Source code in src/pydvl/influence/types.py
def apply(self, tensor: TensorType) -> TensorType:
    """
    Applies the operator to a tensor.

    Args:
        tensor: A tensor, whose tailing dimension must conform to the
            operator's input size

    Returns:
        A tensor representing the result of the operator application.
    """
    self._validate_tensor_input(tensor)
    return self._apply(tensor)

apply_to_dict

apply_to_dict(mat: Dict[str, Tensor]) -> Dict[str, Tensor]

Applies the operator to a dictionary of tensors, compatible to the structure defined by the property input_dict_structure.

PARAMETER DESCRIPTION
mat

dictionary of tensors, whose keys and shapes match the property input_dict_structure.

TYPE: Dict[str, Tensor]

RETURNS DESCRIPTION
Dict[str, Tensor]

A dictionary of tensors after applying the operator

Source code in src/pydvl/influence/torch/base.py
def apply_to_dict(self, mat: Dict[str, torch.Tensor]) -> Dict[str, torch.Tensor]:
    """
    Applies the operator to a dictionary of tensors, compatible to the structure
    defined by the property `input_dict_structure`.

    Args:
        mat: dictionary of tensors, whose keys and shapes match the property
            `input_dict_structure`.

    Returns:
        A dictionary of tensors after applying the operator
    """

    if not self._validate_mat_dict(mat):
        raise ValueError(
            f"Incompatible input structure, expected (excluding batch"
            f"dimension): \n {self.input_dict_structure}"
        )

    return self._apply_to_dict(self._dict_to_device(mat))

HessianOperator

HessianOperator(
    model: Module,
    loss: Callable[[Tensor, Tensor], Tensor],
    dataloader: DataLoader,
    restrict_to: Optional[Dict[str, Parameter]] = None,
)

Bases: _AveragingBatchOperator[HessianBatchOperation, ChunkAveraging]

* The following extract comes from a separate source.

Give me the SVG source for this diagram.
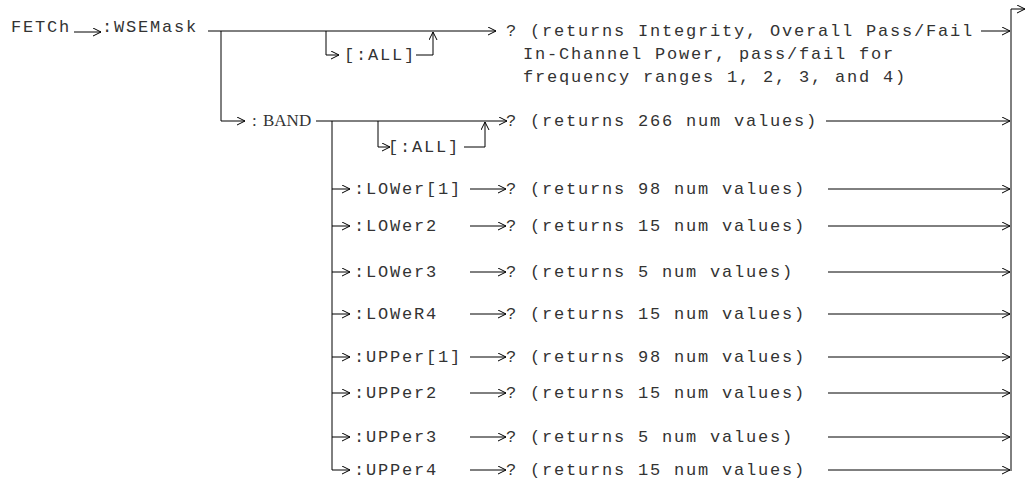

Given a model and loss function computes the Hessian vector or matrix product with respect to the model parameters for a given batch, i.e.

\[\begin{align*} &\nabla^2_{\theta} L(b;\theta) \cdot v \\\ &L(b;\theta) = \left( \frac{1}{|b|} \sum_{(x,y) \in b} \text{loss}(\text{model}(x; \theta), y)\right), \end{align*}\]

where model is a torch.nn.Module and \(v\) is a vector or matrix, and average the results over the batches provided by the data loader.

PARAMETER DESCRIPTION
model

The model.

TYPE: Module

loss

The loss function.

TYPE: Callable[[Tensor, Tensor], Tensor]

dataloader

The data loader providing batches of data.

TYPE: DataLoader

restrict_to

The parameters to restrict the second order differentiation to, i.e. the corresponding sub-matrix of the Hessian. If None, the full Hessian is used. Make sure the input matches the corrct dimension, i.e. the last dimension must be equal to the property input_size.

TYPE: Optional[Dict[str, Parameter]] DEFAULT: None

Source code in src/pydvl/influence/torch/operator.py
def __init__(
    self,
    model: nn.Module,
    loss: Callable[[torch.Tensor, torch.Tensor], torch.Tensor],
    dataloader: DataLoader,
    restrict_to: Optional[Dict[str, nn.Parameter]] = None,
):
    batch_op = HessianBatchOperation(model, loss, restrict_to=restrict_to)
    averaging = ChunkAveraging()
    super().__init__(batch_op, dataloader, averaging)

apply

apply(tensor: TensorType) -> TensorType

Applies the operator to a tensor.

PARAMETER DESCRIPTION
tensor

A tensor, whose tailing dimension must conform to the operator's input size

TYPE: TensorType

RETURNS DESCRIPTION
TensorType

A tensor representing the result of the operator application.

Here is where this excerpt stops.